Nouveau switcher, je viens d'acheter un NAS Synology DS 111 et un disque dur de 1 TO. Je voudrais le brancher dans un réseau Wi-Fi de 2 Macs et de 2 PCs et une TV Sony relié au réseau en CPL. Le disque du NAS va me servir à stocker des photos et des vidéos à regarder sur la TV et sur les ordinateurs.

Ma question est : en quoi formater ce disque dur externe ?

Merci.


----------



## chatisis (13 Mars 2011)

Bonjour,

Je suis toujours à la recherche d'une réponse.

Merci


----------



## bernie14 (3 Avril 2011)

chatisis a dit:


> Bonjour,
> 
> Je suis toujours à la recherche d'une réponse.
> 
> Merci



je cherche egalement une reponse a cette questioin pour un DD externe MAXTOR 300 utilisé precedemment avec un PC et destiné maintenant a stocker library pour iPhoto MAC 10.6.2
merci

---------- Nouveau message ajouté à 09h15 ---------- Le message précédent a été envoyé à 09h07 ----------




chatisis a dit:


> Bonjour,
> 
> Je suis toujours à la recherche d'une réponse.
> 
> Merci



va voir par là:
http://www.presence-pc.com/forum/ppc/MondeMacs/probleme-disque-externe-sujet-13440-1.htm

tu trouveras peut etre des info

a+


----------



## fanadonf (3 Avril 2011)

Bonjour,

Si le disque de & To est dans ton nas il sera formaté en EXT4 via l'utilitaire synology et accessible via SAMBA/AFP
sur le réseau pour le partage des données (il faut activer la fonction dans l'utilitaire d'aministration synology)

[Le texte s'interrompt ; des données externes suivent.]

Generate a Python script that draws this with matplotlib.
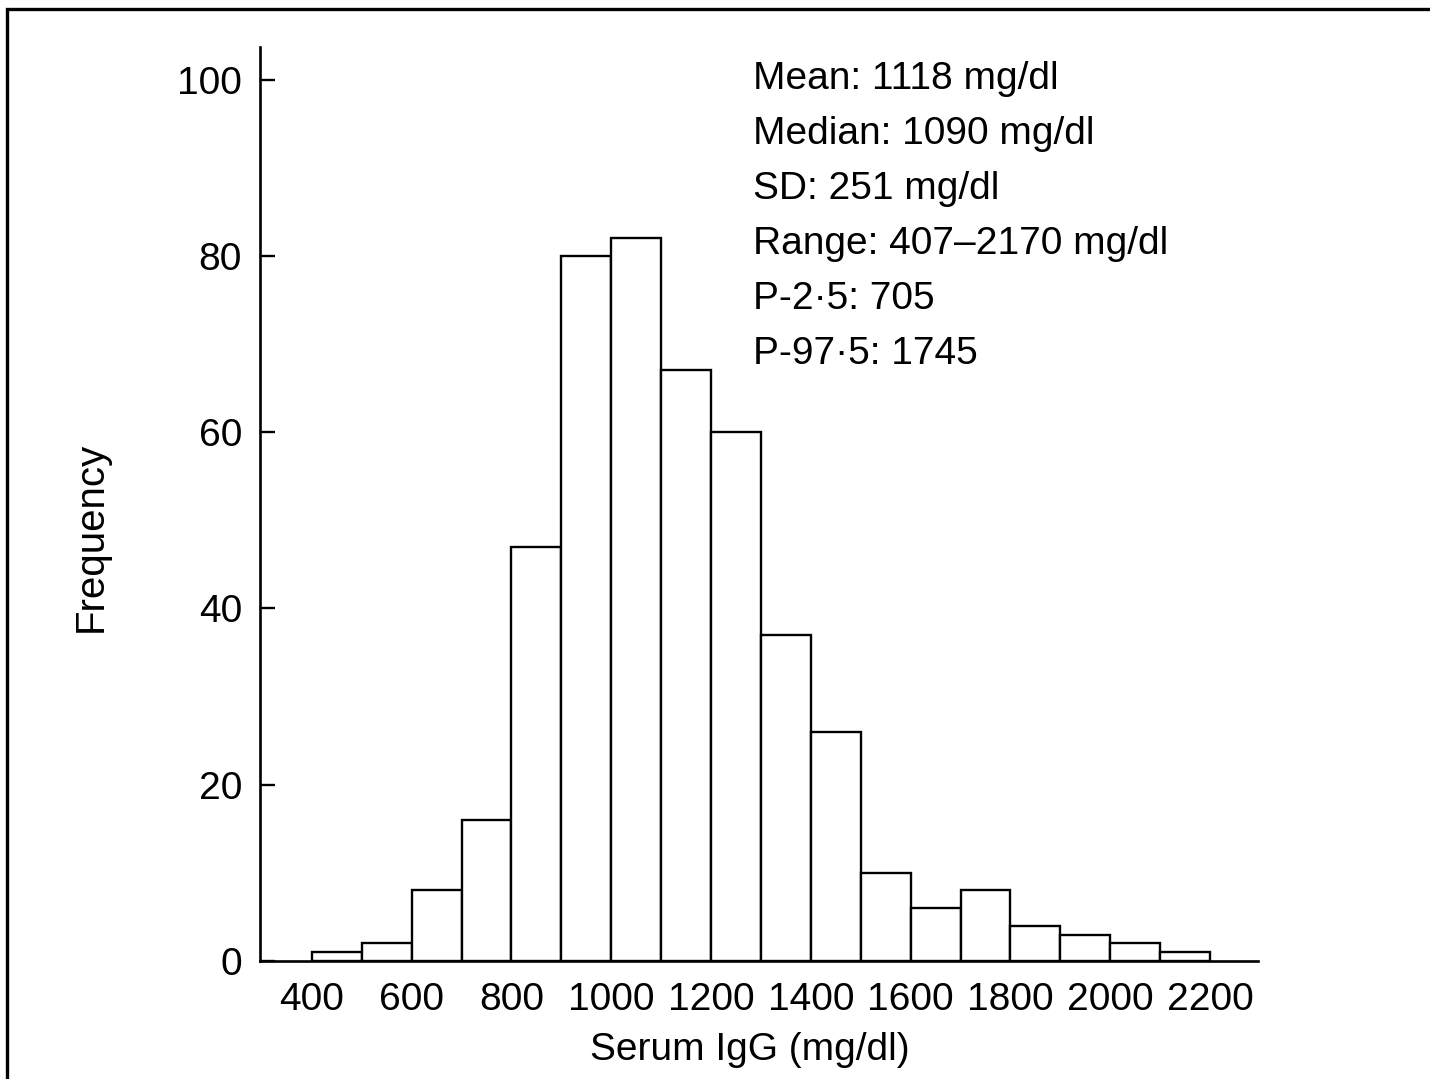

Si le disque est un disque que tu branche en externe sur le port USB de ton nas, je te conseille un formatage en FAT 32 car c'est le plus standard et tu pourras le brancher directement sur une autre machine.

Sinon tu peux également utilisé la fonction ISCSII de ton nas et dans ce cas formater ta targette ISCSII comme bon il te semble (NTFS pour windows) (EXT4 pour linux ..etc/etc...) 

En espérant t'avoir aider.
Cordialement,


----------



## gmaa (3 Avril 2011)

Bonjour,

Pour une utilisation Mac le formatage "*Mac OS étendu (journalisé)*" serait approprié.
FAT32 a priori utilisable pour une utilisation "mixte" Mac/PC.


----------



## bernie14 (3 Avril 2011)

merci, c'est fait en fat32 journalisé
a+


----------